PROBLEM DETAILS:
From the entries below, copy every line where the string "this" appears.

▼

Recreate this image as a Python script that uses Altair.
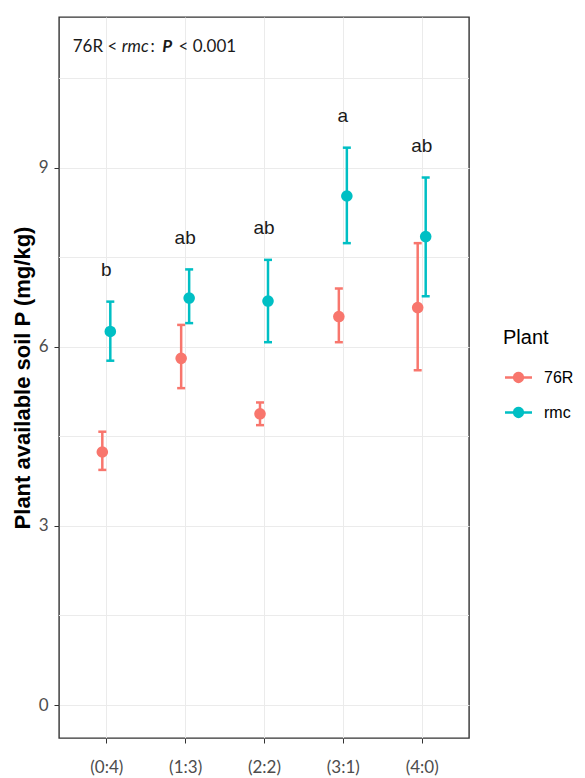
import altair as alt
import pandas as pd

# Plant-available soil P by planting ratio (76R : rmc), mean with error range
ratios = ["(0:4)", "(1:3)", "(2:2)", "(3:1)", "(4:0)"]
plants = ["76R", "rmc"]
colors = ["#F8766D", "#00BFC4"]

mean_76r = [4.24, 5.81, 4.88, 6.51, 6.66]
low_76r = [3.94, 5.31, 4.69, 6.08, 5.61]
high_76r = [4.58, 6.37, 5.07, 6.98, 7.74]

mean_rmc = [6.26, 6.82, 6.77, 8.53, 7.85]
low_rmc = [5.77, 6.40, 6.08, 7.74, 6.85]
high_rmc = [6.76, 7.30, 7.46, 9.34, 8.84]

letters = ["b", "ab", "ab", "a", "ab"]

y_ticks = [0, 3, 6, 9]
y_minor = [1.5, 4.5, 7.5, 10.5]
y_limits = [-0.553, 11.53]

rows = []
for plant, means, lows, highs in [
    ("76R", mean_76r, low_76r, high_76r),
    ("rmc", mean_rmc, low_rmc, high_rmc),
]:
    for r, m, lo, hi in zip(ratios, means, lows, highs):
        rows.append({"ratio": r, "plant": plant, "mean": m, "lo": lo, "hi": hi})
df = pd.DataFrame(rows)
letters_df = pd.DataFrame({"ratio": ratios, "letter": letters, "top": high_rmc})
minor_df = pd.DataFrame({"v": y_minor})

TICK_FONT = "Lato"
MAIN_FONT = "Liberation Sans"
GREY = "#4D4D4D"
GRID = "#EBEBEB"

x_enc = alt.X(
    "ratio:N",
    sort=ratios,
    scale=alt.Scale(type="point", padding=0.6),
    axis=alt.Axis(
        title=None,
        labelFont=TICK_FONT,
        labelFontSize=17,
        labelColor=GREY,
        labelPadding=16,
        labelAngle=0,
        tickSize=5,
        tickColor="#333333",
        grid=True,
        gridColor=GRID,
        gridWidth=1,
        domain=False,
    ),
)
dodge = alt.XOffset(
    "plant:N",
    scale=alt.Scale(type="point", domain=plants, range=[-4, 4], padding=0),
)
y_scale = alt.Scale(domain=y_limits, nice=False, zero=False)

symbol_path = (
    "M-1,-0.1L-0.408,-0.1A0.42,0.42,0,0,1,0.408,-0.1L1,-0.1L1,0.1"
    "L0.408,0.1A0.42,0.42,0,0,1,-0.408,0.1L-1,0.1Z"
)
color_legend = alt.Color(
    "plant:N",
    scale=alt.Scale(domain=plants, range=colors),
    legend=alt.Legend(
        title="Plant",
        orient="none",
        legendX=444,
        legendY=311,
        titleFont=MAIN_FONT,
        titleFontSize=20,
        titleFontWeight="normal",
        titleColor="black",
        titlePadding=16,
        labelFont=MAIN_FONT,
        labelFontSize=16,
        labelColor="black",
        labelOffset=12,
        symbolType=symbol_path,
        symbolSize=729,
        symbolStrokeWidth=0,
        symbolOpacity=1,
        symbolOffset=2,
        rowPadding=13,
    ),
)
# error bars colour by a copy of the plant field, so their (hidden) guides
# never merge with the points' legend
bar_scale = alt.Scale(range=colors)

y_axis = alt.Axis(
    title="Plant available soil P (mg/kg)",
    values=y_ticks,
    titleFont=MAIN_FONT,
    titleFontSize=22,
    titleFontWeight="bold",
    titleColor="black",
    titleAngle=-90,
    titleAlign="center",
    titleBaseline="middle",
    titleX=-37,
    titleY=360.5,
    labelFont=TICK_FONT,
    labelFontSize=17,
    labelColor=GREY,
    labelPadding=6,
    tickSize=5,
    tickColor="#333333",
    grid=True,
    gridColor=GRID,
    gridWidth=1,
    domain=False,
)

minor_grid = (
    alt.Chart(minor_df)
    .mark_rule(color=GRID, strokeWidth=1)
    .encode(y=alt.Y("v:Q", scale=y_scale, axis=y_axis))
)

base = alt.Chart(df).transform_calculate(series="datum.plant")

bars = base.mark_rule(strokeWidth=2.5).encode(
    x=x_enc,
    xOffset=dodge,
    y=alt.Y("lo:Q", scale=y_scale, axis=y_axis),
    y2="hi:Q",
    stroke=alt.Stroke("series:N", scale=bar_scale, legend=None),
)

caps = (
    base.transform_fold(["lo", "hi"], as_=["end", "val"])
    .mark_tick(size=8, thickness=2.5, opacity=1)
    .encode(
        x=x_enc,
        xOffset=dodge,
        y=alt.Y("val:Q", scale=y_scale, axis=y_axis),
        fill=alt.Fill("series:N", scale=bar_scale, legend=None),
    )
)

points = alt.Chart(df).mark_circle(size=135, opacity=1).encode(
    x=x_enc,
    xOffset=dodge,
    y=alt.Y("mean:Q", scale=y_scale, axis=y_axis),
    color=color_legend,
)

letter_text = (
    alt.Chart(letters_df)
    .transform_calculate(ly="datum.top + 0.53")
    .mark_text(font=MAIN_FONT, fontSize=19, color="#1A1A1A", baseline="middle")
    .encode(
        x=x_enc,
        y=alt.Y("ly:Q", scale=y_scale, axis=y_axis),
        text="letter:N",
    )
)

# "76R < rmc: P < 0.001" with mixed styling, built from separate pieces
one = pd.DataFrame({"k": [0]})
pieces = [
    ("76R <", 13.7, "normal", "normal"),
    ("rmc", 62.7, "italic", "normal"),
    (":", 91.5, "normal", "normal"),
    ("P", 103.3, "italic", "bold"),
    ("< 0.001", 119.5, "normal", "normal"),
]
note_layers = [
    alt.Chart(one)
    .mark_text(
        font=TICK_FONT,
        fontSize=17,
        fontStyle=style,
        fontWeight=weight,
        color="#1A1A1A",
        align="left",
        baseline="alphabetic",
    )
    .encode(x=alt.value(px), y=alt.value(34.7), text=alt.value(txt))
    for txt, px, style, weight in pieces
]

chart = (
    alt.layer(minor_grid, bars, caps, points, letter_text, *note_layers)
    .properties(
        width=410,
        height=721,
        autosize="none",
        padding={"left": 59, "top": 17, "right": 116, "bottom": 40},
        background="white",
    )
    .configure_view(stroke="#333333", strokeWidth=1.4)
)

chart.save("out.html", embed_options={"renderer": "svg", "actions": False})
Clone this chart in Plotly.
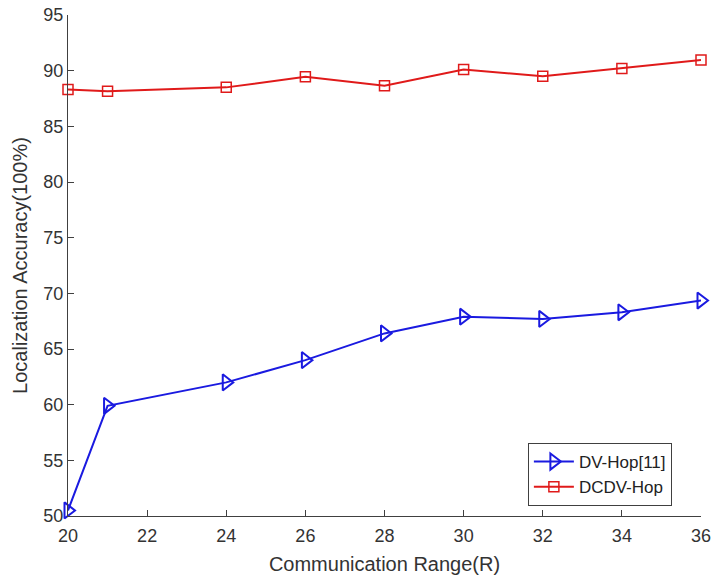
import plotly.graph_objects as go

comm_range = [20, 21, 24, 26, 28, 30, 32, 34, 36]
dv_hop = [50.5, 59.9, 62.0, 64.0, 66.4, 67.9, 67.7, 68.3, 69.35]
dcdv_hop = [88.3, 88.15, 88.5, 89.45, 88.65, 90.1, 89.5, 90.2, 90.95]
x_ticks = [20, 22, 24, 26, 28, 30, 32, 34, 36]
y_ticks = [50, 55, 60, 65, 70, 75, 80, 85, 90, 95]

FONT = "Liberation Sans, Arial, sans-serif"

fig = go.Figure()
fig.add_trace(go.Scatter(
    x=comm_range, y=dv_hop, mode="lines+markers", name="DV-Hop[11]",
    line=dict(color="#1a1ae0", width=2),
    marker=dict(symbol="triangle-right-open", size=14, color="#1a1ae0",
                line=dict(width=2, color="#1a1ae0")),
    cliponaxis=False,
))
fig.add_trace(go.Scatter(
    x=comm_range, y=dcdv_hop, mode="lines+markers", name="DCDV-Hop",
    line=dict(color="#e01a1a", width=2),
    marker=dict(symbol="square-open", size=10, color="#e01a1a",
                line=dict(width=1.5, color="#e01a1a")),
    cliponaxis=False,
))

axis_common = dict(
    showgrid=False, zeroline=False, showline=True, linecolor="#404040",
    linewidth=1, ticks="inside", ticklen=6, tickcolor="#404040",
    tickfont=dict(family=FONT, size=18, color="#333333"),
    mirror=False, automargin=False,
)
fig.update_xaxes(range=[20, 36], tickvals=x_ticks, ticklabelstandoff=3,
                 title=dict(text="Communication Range(R)",
                            font=dict(family=FONT, size=20, color="#333333"),
                            standoff=12),
                 **axis_common)
fig.update_yaxes(range=[50, 95], tickvals=y_ticks,
                 title=dict(text="Localization Accuracy(100%)",
                            font=dict(family=FONT, size=20, color="#333333"),
                            standoff=10),
                 **axis_common)

fig.update_layout(
    width=713, height=578,
    margin=dict(l=68, r=12, t=15, b=62),
    plot_bgcolor="white", paper_bgcolor="white",
    legend=dict(x=0.954, y=0.02, xanchor="right", yanchor="bottom",
                bgcolor="white", bordercolor="#404040", borderwidth=1,
                font=dict(family=FONT, size=17, color="#222222"),
                tracegroupgap=0, itemwidth=40),
    showlegend=True,
)

fig.write_html("out.html", config={"displayModeBar": False},
               post_script="document.body.style.margin='0px';")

▲

EXERCISE SOLUTION:
Recreate this image as a Python script that uses Altair.
Clone this chart in Plotly.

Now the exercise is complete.